Сколько читал про Рахманинова, а образ не высвечивался. Даже у М. Шагинян, при всем ее глубокомыслии, изысканной лексике, праве на интимность, я увидел лишь одно, впрочем важное: как Рахманинов играл — окуная пальцы в кость клавишей. Каким рисуется Рахманинов в мемуарах? На людях — молчун, суровый от застенчивости, среди своих неуемный весельчак, сплошное очарование, прелесть, прелесть, прелесть!.. Но ничего очаровательного и прелестного я найти не мог, как ни старался. Веселость обнаруживалась лишь в назойливых, не больно остроумных прозвищах и бессмысленных присказках в духе недалеких чеховских персонажей. «А он и ахнуть не успел, как на него медведь насел». В таком вот роде. Много старческого умиления над внучками, боязнь сколь-нибудь серьезных разговоров, педантизм и безоглядная погруженность в быт. Понятно, что серьезный и глубокий Метнер только руками разводил.

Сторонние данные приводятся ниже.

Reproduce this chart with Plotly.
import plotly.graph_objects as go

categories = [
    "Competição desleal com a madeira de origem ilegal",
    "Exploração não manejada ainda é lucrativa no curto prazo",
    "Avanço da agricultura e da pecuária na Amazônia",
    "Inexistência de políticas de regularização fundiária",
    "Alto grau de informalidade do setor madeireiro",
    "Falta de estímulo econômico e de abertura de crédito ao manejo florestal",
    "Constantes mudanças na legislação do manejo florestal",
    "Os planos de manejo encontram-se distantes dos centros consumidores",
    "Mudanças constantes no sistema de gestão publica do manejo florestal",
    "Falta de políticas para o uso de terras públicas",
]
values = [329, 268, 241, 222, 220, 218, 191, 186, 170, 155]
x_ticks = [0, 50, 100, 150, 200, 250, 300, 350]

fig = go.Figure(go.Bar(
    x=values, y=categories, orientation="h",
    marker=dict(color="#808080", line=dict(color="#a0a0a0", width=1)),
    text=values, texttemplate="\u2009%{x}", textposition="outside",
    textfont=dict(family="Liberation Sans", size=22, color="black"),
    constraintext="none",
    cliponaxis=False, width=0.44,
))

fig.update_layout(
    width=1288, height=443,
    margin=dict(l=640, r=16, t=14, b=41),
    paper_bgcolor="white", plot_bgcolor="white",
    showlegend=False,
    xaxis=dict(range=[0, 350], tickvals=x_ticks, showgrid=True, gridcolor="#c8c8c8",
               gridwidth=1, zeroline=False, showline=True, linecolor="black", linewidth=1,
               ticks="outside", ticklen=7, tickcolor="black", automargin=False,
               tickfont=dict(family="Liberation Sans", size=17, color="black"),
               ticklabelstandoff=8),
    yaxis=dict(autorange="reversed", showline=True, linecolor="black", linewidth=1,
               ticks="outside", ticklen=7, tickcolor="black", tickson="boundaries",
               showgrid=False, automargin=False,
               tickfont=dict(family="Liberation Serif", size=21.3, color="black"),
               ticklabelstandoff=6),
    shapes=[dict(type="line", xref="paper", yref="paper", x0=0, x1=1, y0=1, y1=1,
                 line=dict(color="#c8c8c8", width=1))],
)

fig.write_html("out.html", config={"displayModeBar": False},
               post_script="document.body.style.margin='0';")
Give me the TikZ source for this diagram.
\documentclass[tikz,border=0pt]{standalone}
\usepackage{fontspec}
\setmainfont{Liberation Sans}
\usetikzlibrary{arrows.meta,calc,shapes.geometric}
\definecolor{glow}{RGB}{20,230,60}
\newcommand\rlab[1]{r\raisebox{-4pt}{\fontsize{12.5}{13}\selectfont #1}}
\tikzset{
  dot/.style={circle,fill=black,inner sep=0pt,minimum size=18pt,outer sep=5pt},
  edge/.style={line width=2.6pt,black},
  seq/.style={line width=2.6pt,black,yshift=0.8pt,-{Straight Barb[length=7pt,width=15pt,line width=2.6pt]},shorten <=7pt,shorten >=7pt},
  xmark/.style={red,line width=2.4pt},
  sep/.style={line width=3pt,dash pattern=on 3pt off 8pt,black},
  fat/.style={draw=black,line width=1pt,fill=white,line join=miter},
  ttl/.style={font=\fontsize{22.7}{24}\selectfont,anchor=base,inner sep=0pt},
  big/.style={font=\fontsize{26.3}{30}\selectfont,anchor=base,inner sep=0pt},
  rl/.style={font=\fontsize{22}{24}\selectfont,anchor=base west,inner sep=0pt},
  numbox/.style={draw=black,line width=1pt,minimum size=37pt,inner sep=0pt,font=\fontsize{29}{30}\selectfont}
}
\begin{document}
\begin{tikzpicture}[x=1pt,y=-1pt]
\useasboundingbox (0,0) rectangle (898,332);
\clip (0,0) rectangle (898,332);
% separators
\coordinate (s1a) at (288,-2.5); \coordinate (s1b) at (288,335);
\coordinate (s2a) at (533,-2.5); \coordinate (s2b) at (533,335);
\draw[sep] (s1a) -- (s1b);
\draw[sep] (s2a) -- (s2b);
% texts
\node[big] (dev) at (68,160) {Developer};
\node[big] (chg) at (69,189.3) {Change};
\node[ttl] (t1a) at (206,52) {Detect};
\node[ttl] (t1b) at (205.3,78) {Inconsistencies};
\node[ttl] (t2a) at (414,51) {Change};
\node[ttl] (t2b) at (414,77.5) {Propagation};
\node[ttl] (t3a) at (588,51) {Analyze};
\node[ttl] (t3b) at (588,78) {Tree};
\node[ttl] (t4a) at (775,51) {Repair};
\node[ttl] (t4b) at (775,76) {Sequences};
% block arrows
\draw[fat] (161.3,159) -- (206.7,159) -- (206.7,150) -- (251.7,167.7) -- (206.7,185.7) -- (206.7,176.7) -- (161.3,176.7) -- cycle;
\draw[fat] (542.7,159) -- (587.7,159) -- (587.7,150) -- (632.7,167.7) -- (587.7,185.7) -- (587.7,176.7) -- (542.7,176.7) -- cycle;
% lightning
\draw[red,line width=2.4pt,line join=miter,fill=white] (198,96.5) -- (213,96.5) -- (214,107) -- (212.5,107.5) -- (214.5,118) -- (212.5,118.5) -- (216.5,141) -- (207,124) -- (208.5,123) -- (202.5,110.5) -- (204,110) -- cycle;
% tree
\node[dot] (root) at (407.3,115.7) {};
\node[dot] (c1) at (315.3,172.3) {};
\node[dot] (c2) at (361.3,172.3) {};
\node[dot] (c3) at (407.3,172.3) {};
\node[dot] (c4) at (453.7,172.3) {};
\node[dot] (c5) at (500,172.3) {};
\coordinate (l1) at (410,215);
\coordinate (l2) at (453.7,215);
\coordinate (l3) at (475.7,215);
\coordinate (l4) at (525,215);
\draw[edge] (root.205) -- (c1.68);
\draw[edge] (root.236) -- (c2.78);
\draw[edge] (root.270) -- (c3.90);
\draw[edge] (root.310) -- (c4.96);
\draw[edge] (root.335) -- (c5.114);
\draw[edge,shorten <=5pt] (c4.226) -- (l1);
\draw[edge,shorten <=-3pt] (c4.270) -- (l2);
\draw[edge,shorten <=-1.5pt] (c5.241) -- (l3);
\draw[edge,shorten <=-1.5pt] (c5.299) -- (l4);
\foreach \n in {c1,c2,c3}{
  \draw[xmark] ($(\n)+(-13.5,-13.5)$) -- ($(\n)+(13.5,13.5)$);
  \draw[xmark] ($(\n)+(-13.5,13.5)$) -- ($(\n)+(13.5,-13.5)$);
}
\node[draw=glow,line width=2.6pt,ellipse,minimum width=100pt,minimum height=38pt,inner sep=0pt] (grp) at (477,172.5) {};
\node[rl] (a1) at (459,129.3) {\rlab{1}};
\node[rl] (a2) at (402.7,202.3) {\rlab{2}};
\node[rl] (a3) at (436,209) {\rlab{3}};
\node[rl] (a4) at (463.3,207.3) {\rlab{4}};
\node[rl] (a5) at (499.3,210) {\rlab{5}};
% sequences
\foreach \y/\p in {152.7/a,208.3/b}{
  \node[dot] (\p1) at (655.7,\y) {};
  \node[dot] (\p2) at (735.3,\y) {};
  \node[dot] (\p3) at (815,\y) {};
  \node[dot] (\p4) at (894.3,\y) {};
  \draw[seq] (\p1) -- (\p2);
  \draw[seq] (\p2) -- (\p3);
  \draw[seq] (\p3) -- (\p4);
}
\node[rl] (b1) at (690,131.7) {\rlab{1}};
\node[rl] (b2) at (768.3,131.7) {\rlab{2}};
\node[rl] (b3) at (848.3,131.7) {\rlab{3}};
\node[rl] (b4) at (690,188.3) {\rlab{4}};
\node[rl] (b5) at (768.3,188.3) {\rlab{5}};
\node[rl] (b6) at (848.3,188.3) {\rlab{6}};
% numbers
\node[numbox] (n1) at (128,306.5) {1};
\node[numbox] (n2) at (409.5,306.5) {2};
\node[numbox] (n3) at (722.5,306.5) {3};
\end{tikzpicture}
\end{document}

А вот у Свана (теоретик музыки, друг Рахманинова) открывается значительный и умный человек. Одно рассуждение о крайней ограниченности творческой личности чего стоит! О зашоренности творца, о его бесконечном эгоцентризме. Как свободно и сильно работала мысль Рахманинова! А до чего точно, проницательно увидел он семью Льва Толстого и весь перепут семейных отношений. Подтвердилась моя догадка, что Толстой углядел на нем ненавистный отсвет Танеева, к которому душно ревновал Софью Андреевну, и потому сразу невзлюбил. Тут коренятся все злые глупости, какие он обрушил на Рахманинова, дело вовсе не в желудочных коликах, как думал Чехов.

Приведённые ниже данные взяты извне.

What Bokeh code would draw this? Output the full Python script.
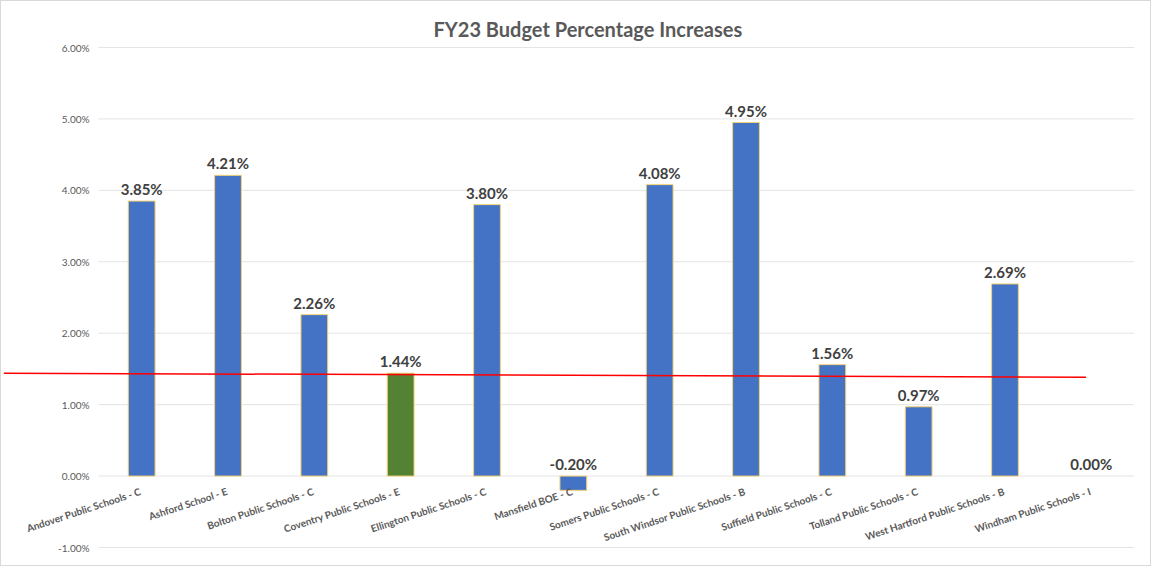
from bokeh.plotting import figure
from bokeh.models import ColumnDataSource, Range1d, Title
from bokeh.embed import file_html
from bokeh.resources import INLINE
from bokeh.core.properties import value

schools = ["Andover Public Schools - C", "Ashford School - E", "Bolton Public Schools - C",
           "Coventry Public Schools - E", "Ellington Public Schools - C", "Mansfield BOE - C",
           "Somers Public Schools - C", "South Windsor Public Schools - B", "Suffield Public Schools - C",
           "Tolland Public Schools - C", "West Hartford Public Schools - B", "Windham Public Schools - I"]
increases = [3.85, 4.21, 2.26, 1.44, 3.80, -0.20, 4.08, 4.95, 1.56, 0.97, 2.69, 0.00]
highlight = "Coventry Public Schools - E"
ref_line_end_x = 10.94
ref_line_y = [1.44, 1.385]
y_ticks = [-1, 0, 1, 2, 3, 4, 5, 6]
y_tick_labels = ["%.2f%%" % t for t in y_ticks]

FONT = "Lato"
W, H = 1151, 566
FRAME_LEFT, GRID_LEFT, GRID_RIGHT = 2, 97, 1133
GRID_TOP, GRID_BOTTOM, PAD_PX = 46, 546, 7
n = len(schools)
cat_px = (GRID_RIGHT - GRID_LEFT) / n
x_lo, x_hi = -0.5, n - 0.5
x_start = x_lo - (GRID_LEFT - FRAME_LEFT) / cat_px
ppu = (GRID_BOTTOM - GRID_TOP) / (y_ticks[-1] - y_ticks[0])
y_pad = PAD_PX / ppu

xs = list(range(n))
colors = ["#548235" if s == highlight else "#4472C4" for s in schools]
outline_alpha = [0 if v == 0 else 1 for v in increases]
label_y = [max(v, 0) for v in increases]
labels = ["%.2f%%" % v for v in increases]

src = ColumnDataSource(dict(x=xs, top=increases, color=colors, la=outline_alpha, ly=label_y,
                            lab=labels, name=schools, zero=[0] * n))

p = figure(width=W, height=H, output_backend="svg", toolbar_location=None,
           x_range=Range1d(x_start, x_hi), y_range=Range1d(y_ticks[0] - y_pad, y_ticks[-1] + y_pad),
           min_border_left=FRAME_LEFT, min_border_right=W - GRID_RIGHT,
           min_border_top=GRID_TOP - PAD_PX, min_border_bottom=H - GRID_BOTTOM - PAD_PX)
p.styles = {"border": "1px solid #d9d9d9"}
p.title = Title(text="FY23 Budget Percentage Increases", align="left", offset=432 - FRAME_LEFT,
                text_font=FONT, text_font_size="20px", text_color="#595959", text_font_style="bold",
                standoff=0)
p.outline_line_color = None
p.xaxis.visible = False
p.yaxis.visible = False
p.grid.grid_line_color = None

# gridlines and y tick labels
p.segment(x0=[x_lo] * len(y_ticks), x1=[x_hi] * len(y_ticks), y0=y_ticks, y1=y_ticks,
          line_color="#e4e4e4", line_width=1)
p.text(x=[x_lo] * len(y_ticks), y=y_ticks, text=y_tick_labels, x_offset=-9, text_align="right",
       text_baseline="middle", text_font=value(FONT), text_font_size="10px", text_color="#595959")

p.vbar(x="x", top="top", bottom=0, width=0.31, fill_color="color", line_color="#F2D275",
       line_alpha="la", line_width=1, source=src)
p.line([x_start, ref_line_end_x], ref_line_y, line_color="#FF0000", line_width=1.5)
p.text(x="x", y="ly", text="lab", source=src, text_align="center", text_baseline="bottom",
       y_offset=-3, text_font=value(FONT), text_font_size="15px", text_font_style="bold",
       text_color="#404040")

# category labels
p.text(x="x", y="zero", text="name", source=src, angle=0.32, text_align="right",
       text_baseline="top", x_offset=-3, y_offset=9, text_font=value(FONT), text_font_size="10px",
       text_font_style="bold", text_color="#595959")

open("out.html", "w").write(file_html(p, INLINE))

Все у Свана умно и живо, наконец-то открылось, что Рахманинов не только мучил рояль с утра до ночи, зевал, лечился, дурно шутил и благотворительствовал, а напряженно размышлял, глубоко жил, имел отношение ко всему сущему, видел в корень людей, что был он очень крупной личностью. Тошнотворно вечное обмазывание великих людей сладкими слюнями.

Юрий Казаков

Сегодня мне сказали, что в каком-то захолустном военном (?) госпитале, в полной заброшенности, умер Юра Казаков. Он давно болел, лежал в больнице, откуда был выписан досрочно «за нарушение лечебного режима», так это называется. Вернулся он на больничную койку, чтобы умереть. Вот и кончилось то, что началось рассказом «Некрасивая», который он прислал мне почтой. Я прочел, обалдел и дал ему срочную телеграмму с предложением встречи. В тот же вечер он появился в моей крохотной квартире на улице Фурманова, где некогда жила чуть не вся советская, литература. Сейчас этот дом (исторический в своем роде) снесен и на месте его пустота. Помню, он никак не мог успокоиться, что в нашем подъезде «с козырьком» недолгое время жил Осип Мандельштам. С напечатанием «Некрасивой» ничего не вышло (рассказ появился, когда Юра уже стал известным писателем), а с другими рассказами Казакова мне повезло больше. Я был не только разносчиком его рассказов, но и первым «внутренним» рецензентом в «Советском писателе», и первым «наружным» (раз есть внутренний, должен быть и наружный) рецензентом на страницах «Дружбы народов». И не просто первым, но и на долгое время единственным, кто его книгу похвалил. Критика с присущей ей «проницательностью» встретила Ю. Казакова в штыки.